> **The request**:
Set down, exactly as they appear, the lines from the line holding "Reproduce this chart" through the line holding "from matplotlib.patches import Patch", inclusive; output nothing outside that range.

> **Records for the exercise**:
--*--

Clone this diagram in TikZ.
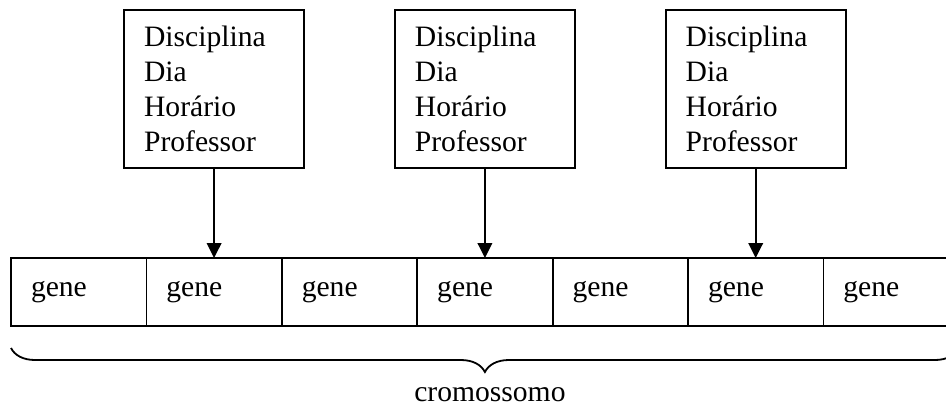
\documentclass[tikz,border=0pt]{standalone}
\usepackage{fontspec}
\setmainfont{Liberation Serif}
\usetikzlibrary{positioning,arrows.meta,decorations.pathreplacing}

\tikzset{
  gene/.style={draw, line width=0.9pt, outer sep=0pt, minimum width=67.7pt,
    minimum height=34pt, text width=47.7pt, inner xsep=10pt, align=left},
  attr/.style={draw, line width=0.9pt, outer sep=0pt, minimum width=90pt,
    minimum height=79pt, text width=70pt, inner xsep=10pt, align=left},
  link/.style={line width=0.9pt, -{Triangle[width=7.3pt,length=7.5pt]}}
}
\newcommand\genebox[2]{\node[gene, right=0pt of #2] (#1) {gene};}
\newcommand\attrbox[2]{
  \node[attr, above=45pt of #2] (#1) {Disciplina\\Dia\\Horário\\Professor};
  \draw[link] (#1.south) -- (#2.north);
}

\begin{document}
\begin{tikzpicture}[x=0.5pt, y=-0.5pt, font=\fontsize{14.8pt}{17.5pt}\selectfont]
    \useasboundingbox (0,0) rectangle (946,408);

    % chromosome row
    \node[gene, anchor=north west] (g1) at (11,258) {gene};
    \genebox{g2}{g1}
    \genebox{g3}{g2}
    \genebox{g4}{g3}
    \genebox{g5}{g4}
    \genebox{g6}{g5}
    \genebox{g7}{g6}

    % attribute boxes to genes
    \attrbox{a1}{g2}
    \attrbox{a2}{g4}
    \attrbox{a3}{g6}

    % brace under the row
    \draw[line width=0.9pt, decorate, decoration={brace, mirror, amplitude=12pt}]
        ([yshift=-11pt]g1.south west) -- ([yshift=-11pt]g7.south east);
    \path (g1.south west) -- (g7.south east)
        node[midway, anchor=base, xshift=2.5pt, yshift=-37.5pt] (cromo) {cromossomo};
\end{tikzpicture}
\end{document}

--*--

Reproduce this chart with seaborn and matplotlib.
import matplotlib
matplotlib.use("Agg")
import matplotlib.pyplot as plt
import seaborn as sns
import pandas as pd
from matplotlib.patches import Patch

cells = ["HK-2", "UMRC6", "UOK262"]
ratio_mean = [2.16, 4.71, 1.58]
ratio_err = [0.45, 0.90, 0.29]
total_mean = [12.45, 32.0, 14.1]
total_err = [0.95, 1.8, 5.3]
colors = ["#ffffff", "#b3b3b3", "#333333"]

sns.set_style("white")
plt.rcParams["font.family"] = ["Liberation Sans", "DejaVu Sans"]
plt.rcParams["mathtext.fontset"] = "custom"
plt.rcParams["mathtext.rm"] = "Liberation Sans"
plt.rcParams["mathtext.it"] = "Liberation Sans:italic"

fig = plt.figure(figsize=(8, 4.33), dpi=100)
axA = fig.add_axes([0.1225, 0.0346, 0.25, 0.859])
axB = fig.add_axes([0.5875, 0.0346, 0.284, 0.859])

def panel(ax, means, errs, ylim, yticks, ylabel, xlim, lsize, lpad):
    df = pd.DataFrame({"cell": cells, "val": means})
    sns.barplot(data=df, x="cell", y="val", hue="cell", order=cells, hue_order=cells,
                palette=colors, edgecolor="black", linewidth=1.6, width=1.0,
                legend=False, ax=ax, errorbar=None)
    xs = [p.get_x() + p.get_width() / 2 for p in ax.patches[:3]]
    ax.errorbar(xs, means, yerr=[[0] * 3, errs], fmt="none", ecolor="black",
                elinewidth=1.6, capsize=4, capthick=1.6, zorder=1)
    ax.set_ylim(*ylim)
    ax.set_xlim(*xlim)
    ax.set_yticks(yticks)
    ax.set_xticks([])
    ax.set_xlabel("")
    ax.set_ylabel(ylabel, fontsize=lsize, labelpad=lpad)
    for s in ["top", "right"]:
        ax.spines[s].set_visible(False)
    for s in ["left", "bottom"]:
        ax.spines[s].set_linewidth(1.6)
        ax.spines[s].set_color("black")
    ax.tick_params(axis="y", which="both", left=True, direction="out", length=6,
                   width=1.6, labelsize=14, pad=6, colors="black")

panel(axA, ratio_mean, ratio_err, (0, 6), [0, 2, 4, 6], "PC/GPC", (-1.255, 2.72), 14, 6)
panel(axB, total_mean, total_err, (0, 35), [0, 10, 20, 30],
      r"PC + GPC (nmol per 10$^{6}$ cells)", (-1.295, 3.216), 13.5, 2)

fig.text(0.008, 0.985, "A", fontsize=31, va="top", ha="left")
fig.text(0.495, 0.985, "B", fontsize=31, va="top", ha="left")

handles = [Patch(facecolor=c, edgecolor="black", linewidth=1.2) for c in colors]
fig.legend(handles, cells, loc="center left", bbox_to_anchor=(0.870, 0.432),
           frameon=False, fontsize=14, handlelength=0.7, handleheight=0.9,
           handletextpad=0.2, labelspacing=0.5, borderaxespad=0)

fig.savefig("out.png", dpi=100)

--*--

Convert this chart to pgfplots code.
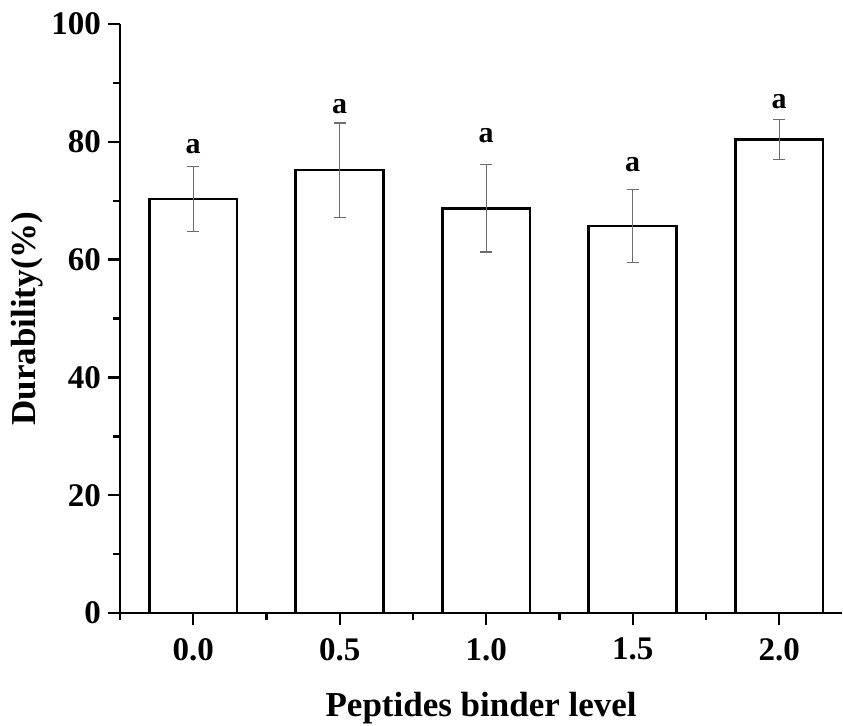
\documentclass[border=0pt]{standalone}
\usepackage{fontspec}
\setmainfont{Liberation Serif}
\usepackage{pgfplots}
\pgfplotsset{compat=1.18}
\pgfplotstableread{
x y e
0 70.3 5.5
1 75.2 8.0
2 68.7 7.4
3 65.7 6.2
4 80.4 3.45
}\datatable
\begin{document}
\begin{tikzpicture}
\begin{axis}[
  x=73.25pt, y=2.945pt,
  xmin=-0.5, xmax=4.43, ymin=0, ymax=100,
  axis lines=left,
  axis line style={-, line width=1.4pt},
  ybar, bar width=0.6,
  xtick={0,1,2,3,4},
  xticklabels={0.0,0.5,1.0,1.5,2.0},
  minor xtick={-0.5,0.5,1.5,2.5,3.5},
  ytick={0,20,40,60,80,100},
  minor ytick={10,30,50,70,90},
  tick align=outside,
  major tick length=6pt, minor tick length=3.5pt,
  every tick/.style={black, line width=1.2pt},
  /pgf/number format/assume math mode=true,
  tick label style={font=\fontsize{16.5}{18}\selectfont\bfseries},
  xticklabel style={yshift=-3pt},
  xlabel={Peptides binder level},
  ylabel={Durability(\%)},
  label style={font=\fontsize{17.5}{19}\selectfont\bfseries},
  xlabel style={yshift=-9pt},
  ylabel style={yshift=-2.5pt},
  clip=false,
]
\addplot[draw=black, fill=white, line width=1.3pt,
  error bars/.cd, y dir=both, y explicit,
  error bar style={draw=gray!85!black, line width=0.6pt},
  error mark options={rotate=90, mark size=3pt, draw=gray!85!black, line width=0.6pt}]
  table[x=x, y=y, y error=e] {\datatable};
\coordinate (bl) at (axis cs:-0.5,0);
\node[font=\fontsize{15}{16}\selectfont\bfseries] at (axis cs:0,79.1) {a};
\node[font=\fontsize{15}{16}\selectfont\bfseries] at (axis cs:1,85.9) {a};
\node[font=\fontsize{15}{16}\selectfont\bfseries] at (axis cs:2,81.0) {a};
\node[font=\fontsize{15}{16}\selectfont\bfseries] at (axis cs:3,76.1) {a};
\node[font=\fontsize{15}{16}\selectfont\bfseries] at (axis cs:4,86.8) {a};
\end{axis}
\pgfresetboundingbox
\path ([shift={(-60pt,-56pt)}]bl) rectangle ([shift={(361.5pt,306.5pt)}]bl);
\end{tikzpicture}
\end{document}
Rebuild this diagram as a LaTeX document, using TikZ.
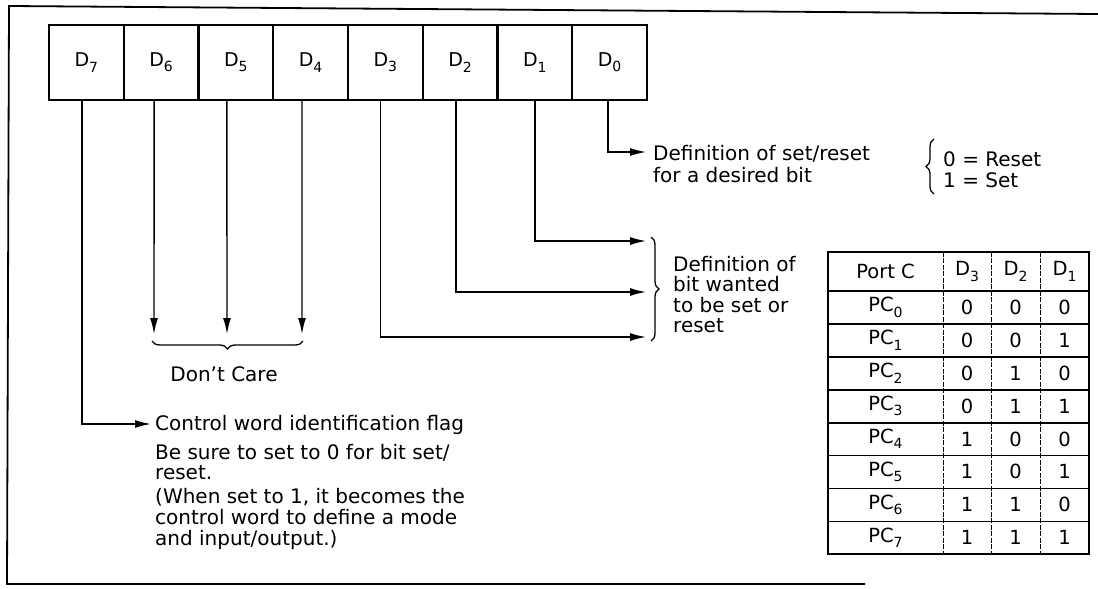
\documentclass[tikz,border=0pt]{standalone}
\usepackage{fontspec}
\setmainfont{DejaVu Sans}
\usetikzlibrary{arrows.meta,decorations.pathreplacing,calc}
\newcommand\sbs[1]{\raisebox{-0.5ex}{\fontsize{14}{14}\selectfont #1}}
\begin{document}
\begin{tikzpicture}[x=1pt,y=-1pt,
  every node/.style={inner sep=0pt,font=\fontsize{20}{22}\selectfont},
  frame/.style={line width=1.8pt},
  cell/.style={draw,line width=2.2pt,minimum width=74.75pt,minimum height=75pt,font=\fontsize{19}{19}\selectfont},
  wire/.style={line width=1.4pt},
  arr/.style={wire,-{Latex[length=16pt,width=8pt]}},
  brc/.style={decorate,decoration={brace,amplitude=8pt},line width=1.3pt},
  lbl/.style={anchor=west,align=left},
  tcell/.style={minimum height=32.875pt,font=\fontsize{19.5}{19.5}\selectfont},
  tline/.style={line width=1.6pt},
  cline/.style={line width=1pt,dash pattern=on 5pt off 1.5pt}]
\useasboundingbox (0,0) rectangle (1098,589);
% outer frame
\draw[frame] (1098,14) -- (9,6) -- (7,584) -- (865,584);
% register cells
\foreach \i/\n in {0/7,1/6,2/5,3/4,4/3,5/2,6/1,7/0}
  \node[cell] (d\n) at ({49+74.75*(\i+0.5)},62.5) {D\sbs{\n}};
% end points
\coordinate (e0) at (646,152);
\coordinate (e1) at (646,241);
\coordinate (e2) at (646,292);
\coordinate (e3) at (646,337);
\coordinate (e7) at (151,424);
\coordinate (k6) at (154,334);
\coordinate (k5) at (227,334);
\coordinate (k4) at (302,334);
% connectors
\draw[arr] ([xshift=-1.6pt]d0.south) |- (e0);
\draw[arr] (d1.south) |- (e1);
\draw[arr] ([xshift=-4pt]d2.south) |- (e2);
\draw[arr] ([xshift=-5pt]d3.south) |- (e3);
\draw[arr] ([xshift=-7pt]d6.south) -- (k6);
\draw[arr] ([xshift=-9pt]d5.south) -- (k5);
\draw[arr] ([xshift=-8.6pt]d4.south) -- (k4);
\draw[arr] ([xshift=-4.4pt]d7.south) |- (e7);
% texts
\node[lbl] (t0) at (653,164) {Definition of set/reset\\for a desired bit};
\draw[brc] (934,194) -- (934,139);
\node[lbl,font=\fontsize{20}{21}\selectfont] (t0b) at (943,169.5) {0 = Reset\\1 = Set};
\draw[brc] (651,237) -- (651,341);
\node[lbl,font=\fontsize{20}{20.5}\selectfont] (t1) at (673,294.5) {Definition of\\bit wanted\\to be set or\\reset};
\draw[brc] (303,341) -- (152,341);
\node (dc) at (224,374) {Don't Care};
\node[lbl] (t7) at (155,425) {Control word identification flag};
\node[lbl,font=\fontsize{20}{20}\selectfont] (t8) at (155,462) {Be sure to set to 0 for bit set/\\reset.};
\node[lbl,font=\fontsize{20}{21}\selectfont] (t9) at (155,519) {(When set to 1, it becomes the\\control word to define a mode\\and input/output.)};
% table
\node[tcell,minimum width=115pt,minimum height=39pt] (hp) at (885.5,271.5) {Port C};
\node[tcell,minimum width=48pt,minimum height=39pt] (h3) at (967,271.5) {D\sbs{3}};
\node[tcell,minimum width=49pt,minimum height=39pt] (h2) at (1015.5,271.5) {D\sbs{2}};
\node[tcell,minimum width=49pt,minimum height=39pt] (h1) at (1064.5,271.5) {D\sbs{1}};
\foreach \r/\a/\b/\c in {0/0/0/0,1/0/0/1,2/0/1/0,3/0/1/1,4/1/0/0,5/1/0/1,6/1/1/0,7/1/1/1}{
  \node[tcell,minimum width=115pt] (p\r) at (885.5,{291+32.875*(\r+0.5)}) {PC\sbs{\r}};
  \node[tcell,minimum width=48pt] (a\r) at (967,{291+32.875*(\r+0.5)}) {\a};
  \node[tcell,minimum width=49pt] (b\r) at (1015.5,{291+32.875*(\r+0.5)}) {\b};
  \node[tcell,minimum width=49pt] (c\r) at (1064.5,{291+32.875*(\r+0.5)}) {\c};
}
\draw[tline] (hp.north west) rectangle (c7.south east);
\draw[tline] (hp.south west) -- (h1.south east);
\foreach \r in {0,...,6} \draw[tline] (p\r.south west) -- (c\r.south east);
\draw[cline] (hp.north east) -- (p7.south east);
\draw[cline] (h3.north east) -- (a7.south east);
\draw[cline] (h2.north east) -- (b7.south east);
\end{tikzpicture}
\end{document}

--*--

> **The reply**:
Reproduce this chart with seaborn and matplotlib.
import matplotlib
matplotlib.use("Agg")
import matplotlib.pyplot as plt
import seaborn as sns
import pandas as pd
from matplotlib.patches import Patch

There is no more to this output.